● Exercise details:
Give back the full material, exactly as it reads.

----

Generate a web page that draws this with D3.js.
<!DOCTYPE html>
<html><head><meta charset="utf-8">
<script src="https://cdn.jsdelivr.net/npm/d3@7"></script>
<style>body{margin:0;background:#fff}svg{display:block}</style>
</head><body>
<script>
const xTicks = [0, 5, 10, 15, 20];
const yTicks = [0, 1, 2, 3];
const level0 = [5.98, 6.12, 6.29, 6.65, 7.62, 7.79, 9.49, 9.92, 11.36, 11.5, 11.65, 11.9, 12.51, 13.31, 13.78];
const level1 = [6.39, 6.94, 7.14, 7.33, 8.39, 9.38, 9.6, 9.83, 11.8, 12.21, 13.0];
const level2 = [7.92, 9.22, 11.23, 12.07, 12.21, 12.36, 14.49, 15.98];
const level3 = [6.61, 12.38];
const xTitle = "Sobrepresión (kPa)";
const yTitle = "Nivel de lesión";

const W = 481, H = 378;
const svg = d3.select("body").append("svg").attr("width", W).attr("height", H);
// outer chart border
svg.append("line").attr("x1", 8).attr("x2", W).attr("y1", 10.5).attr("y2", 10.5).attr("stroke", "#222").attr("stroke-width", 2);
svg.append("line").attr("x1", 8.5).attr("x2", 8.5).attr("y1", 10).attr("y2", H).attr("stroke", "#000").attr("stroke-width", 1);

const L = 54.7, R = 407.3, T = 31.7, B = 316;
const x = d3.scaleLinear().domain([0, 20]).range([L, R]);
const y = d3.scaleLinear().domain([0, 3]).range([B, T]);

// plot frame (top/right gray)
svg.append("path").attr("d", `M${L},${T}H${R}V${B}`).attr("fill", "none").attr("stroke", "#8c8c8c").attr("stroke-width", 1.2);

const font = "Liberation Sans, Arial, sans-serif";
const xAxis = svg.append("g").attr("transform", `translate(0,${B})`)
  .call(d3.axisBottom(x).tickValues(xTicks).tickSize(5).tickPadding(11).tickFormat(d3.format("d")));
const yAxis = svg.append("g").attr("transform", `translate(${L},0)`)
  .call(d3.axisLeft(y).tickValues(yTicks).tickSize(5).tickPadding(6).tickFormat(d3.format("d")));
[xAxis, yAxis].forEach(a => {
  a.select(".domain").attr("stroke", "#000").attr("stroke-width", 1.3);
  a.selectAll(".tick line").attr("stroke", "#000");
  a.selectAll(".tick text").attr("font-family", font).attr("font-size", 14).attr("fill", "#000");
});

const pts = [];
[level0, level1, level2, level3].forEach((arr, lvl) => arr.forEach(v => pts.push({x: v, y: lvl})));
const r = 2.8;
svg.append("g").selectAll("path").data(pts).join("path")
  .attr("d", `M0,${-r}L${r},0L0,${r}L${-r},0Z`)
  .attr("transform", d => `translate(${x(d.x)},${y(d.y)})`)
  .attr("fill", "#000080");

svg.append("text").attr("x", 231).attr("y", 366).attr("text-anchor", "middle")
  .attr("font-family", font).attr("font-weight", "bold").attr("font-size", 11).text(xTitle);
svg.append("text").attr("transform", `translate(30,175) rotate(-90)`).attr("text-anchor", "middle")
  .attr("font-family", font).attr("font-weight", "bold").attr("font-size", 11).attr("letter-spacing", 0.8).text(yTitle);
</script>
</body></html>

----

● Answer to the task:
Generate a web page that draws this with D3.js.
<!DOCTYPE html>
<html><head><meta charset="utf-8">
<script src="https://cdn.jsdelivr.net/npm/d3@7"></script>
<style>body{margin:0;background:#fff}svg{display:block}</style>
</head><body>
<script>
const xTicks = [0, 5, 10, 15, 20];
const yTicks = [0, 1, 2, 3];
const level0 = [5.98, 6.12, 6.29, 6.65, 7.62, 7.79, 9.49, 9.92, 11.36, 11.5, 11.65, 11.9, 12.51, 13.31, 13.78];
const level1 = [6.39, 6.94, 7.14, 7.33, 8.39, 9.38, 9.6, 9.83, 11.8, 12.21, 13.0];
const level2 = [7.92, 9.22, 11.23, 12.07, 12.21, 12.36, 14.49, 15.98];
const level3 = [6.61, 12.38];
const xTitle = "Sobrepresión (kPa)";
const yTitle = "Nivel de lesión";

const W = 481, H = 378;
const svg = d3.select("body").append("svg").attr("width", W).attr("height", H);
// outer chart border
svg.append("line").attr("x1", 8).attr("x2", W).attr("y1", 10.5).attr("y2", 10.5).attr("stroke", "#222").attr("stroke-width", 2);
svg.append("line").attr("x1", 8.5).attr("x2", 8.5).attr("y1", 10).attr("y2", H).attr("stroke", "#000").attr("stroke-width", 1);

const L = 54.7, R = 407.3, T = 31.7, B = 316;
const x = d3.scaleLinear().domain([0, 20]).range([L, R]);
const y = d3.scaleLinear().domain([0, 3]).range([B, T]);

// plot frame (top/right gray)
svg.append("path").attr("d", `M${L},${T}H${R}V${B}`).attr("fill", "none").attr("stroke", "#8c8c8c").attr("stroke-width", 1.2);

const font = "Liberation Sans, Arial, sans-serif";
const xAxis = svg.append("g").attr("transform", `translate(0,${B})`)
  .call(d3.axisBottom(x).tickValues(xTicks).tickSize(5).tickPadding(11).tickFormat(d3.format("d")));
const yAxis = svg.append("g").attr("transform", `translate(${L},0)`)
  .call(d3.axisLeft(y).tickValues(yTicks).tickSize(5).tickPadding(6).tickFormat(d3.format("d")));
[xAxis, yAxis].forEach(a => {
  a.select(".domain").attr("stroke", "#000").attr("stroke-width", 1.3);
  a.selectAll(".tick line").attr("stroke", "#000");
  a.selectAll(".tick text").attr("font-family", font).attr("font-size", 14).attr("fill", "#000");
});

const pts = [];
[level0, level1, level2, level3].forEach((arr, lvl) => arr.forEach(v => pts.push({x: v, y: lvl})));
const r = 2.8;
svg.append("g").selectAll("path").data(pts).join("path")
  .attr("d", `M0,${-r}L${r},0L0,${r}L${-r},0Z`)
  .attr("transform", d => `translate(${x(d.x)},${y(d.y)})`)
  .attr("fill", "#000080");

svg.append("text").attr("x", 231).attr("y", 366).attr("text-anchor", "middle")
  .attr("font-family", font).attr("font-weight", "bold").attr("font-size", 11).text(xTitle);
svg.append("text").attr("transform", `translate(30,175) rotate(-90)`).attr("text-anchor", "middle")
  .attr("font-family", font).attr("font-weight", "bold").attr("font-size", 11).attr("letter-spacing", 0.8).text(yTitle);
</script>
</body></html>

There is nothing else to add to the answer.